Digitizing the Cumulative Bibliography
By Stephen P. Weldon
Over the next couple of years, one of the goals of this blog will be to document the efforts that I and others are taking to build the Isis Platform I discussed in my last post. I do this in part to show how a project of this sort gets built and to highlight the work of the many people involved in it. I also do it because I’m hoping that readers of the blog might be able to offer ideas as we proceed that will help us avoid pitfalls and take paths we might not have thought about.
I will begin by taking you to the OU Libraries’ new Digitization Lab where the staff there are photographing and digitizing the printed Isis Bibliographies from 1913 to 1975. The DigiLab was installed last year by the library dean Rick Luce in order to ensure that the University would have the tools to support its faculty in the 21st-century information-rich environment.
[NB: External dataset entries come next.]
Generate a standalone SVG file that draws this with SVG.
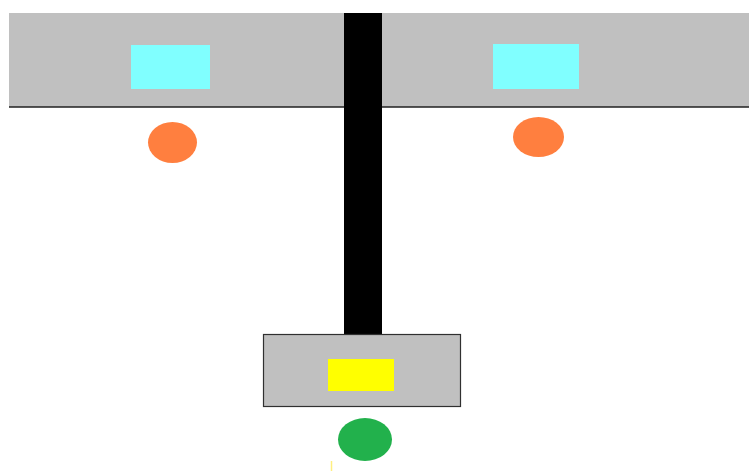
<svg xmlns="http://www.w3.org/2000/svg" width="749" height="471" viewBox="0 0 749 471">
<style>
.gray{fill:#c0c0c0}
.cyan{fill:#80ffff}
.orange{fill:#ff7f3f}
</style>
<rect width="749" height="471" fill="#ffffff"/>
<g id="band">
<rect class="gray" x="9" y="13" width="740" height="94"/>
<line x1="9" y1="107" x2="749" y2="107" stroke="#202020" stroke-width="1.5"/>
</g>
<g id="cyan-left"><rect class="cyan" x="131" y="45" width="79" height="44"/></g>
<g id="cyan-right"><rect class="cyan" x="493" y="44" width="86" height="45"/></g>
<g id="orange-left"><ellipse class="orange" cx="172.5" cy="142.5" rx="24.5" ry="20.5"/></g>
<g id="orange-right"><ellipse class="orange" cx="538.5" cy="137" rx="25.5" ry="20"/></g>
<g id="connectors"><rect x="344" y="13" width="38" height="322" fill="#000000"/></g>
<g id="box">
<rect class="gray" x="263.5" y="334.5" width="197" height="72" stroke="#303030" stroke-width="1.2"/>
<rect x="328" y="359" width="66" height="32" fill="#ffff00"/>
</g>
<g id="green"><ellipse cx="365" cy="439.5" rx="27" ry="21.5" fill="#22b14c"/></g>
<line x1="331.5" y1="461" x2="331.5" y2="471" stroke="#ffef80" stroke-width="1.5"/>
</svg>
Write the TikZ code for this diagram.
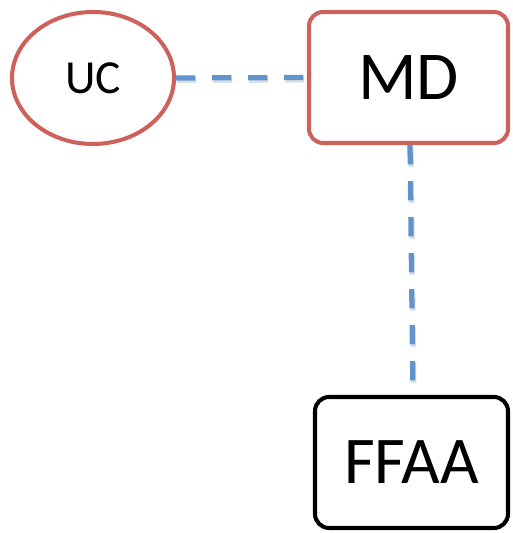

The staff there, under the direction of Brian Shults and Barbara Laufersweiler, are working on projects from around the University.
My project for the DigiLab is to have them extract readable text from the print bibliographies so that I can then incorporate those entries into the Isis dataset. The data splits sharply between pre-digital and “born digital.” The year 1974 is the dividing line. Not until that year did John Neu begin entering citations into a database using home-grown software; and this was done initially simply to facilitate the creation of a printed book. Of course, as soon as it became possible to distribute the data in electronic form, all of the post-1974 data could be used. Now it is time to go back to the pre-digital bibliography and turn sixty years of legacy data into a machine-readable digital form and add it to the Isis dataset.
We are lucky, however, that we don’t have to go back to each volume of Isis and do each bibliography separately. In the late 1960s, the History of Science Society hired the British librarian Magda Whitrow to compile and publish a printed cumulation of the first half-century of the CBs. It took Whitrow fifteen years to accomplish this feat, but it was so successful, that John Neu continued producing these cumulations in ten-year intervals after that.
This means that I need only go to eight volumes of cumulated bibliographies (6 for the 1913-1965 cumulation, and 2 for the 1966-1975 cumulation) in order to extract the citations that I am looking for. Nonetheless, the task is still daunting. Those eight volumes contain nearly 4,350 pages and over 140,000 citations by my estimation. It’s a lot of work. So I am grateful for the new state-of-the-art digitization facility on the third floor of Bizzell Library.
In the first image above, you see Rick Schultz operating the Kabis book scanner that can photograph up to 2,000 pages per hour. The book rests in a cradle that holds it open at about 45 degrees. The machine has two cameras that photograph opposite pages simultaneously, and a mechanical arm that turns each page one-by-one by reaching across the carriage and grabbing a single sheet with its vacuum head—as you see here in the photo. Rick is a photography student in the OU fine arts department who works part time at the Lab.
In the next photograph, Emily Grimes (an English B.A. now studying Computer Science) is working with the OCR software. The library has purchased ABBYY to transform the PDF pages into computer readable text. There are a number of challenges here, but Emily is studying the results quite closely to maximize the accuracy.
OCR is especially tricky for the bibliography because a vast number of languages appear in the cited works—Sarton and his successors have drawn citations from all over the world. This means that we are awash in diacritics! It is raining macrons, breve marks, ogoneks, and cedillas—not always the friendliest weather for OCR work (see figure). But under Emily’s guidance, ABBYY is coping pretty well, though she continues to tinker with it in order to drop the error rate as much as possible.
Along the way, we are looking for easy-to-catch misreadings that can be detected and changed by writing some smart algorithms to deal with the converted text once it is exported into a database.
Of course, this is only the first step. As we move forward, we’ll face the challenge of parsing the data. But that’s a topic for another post.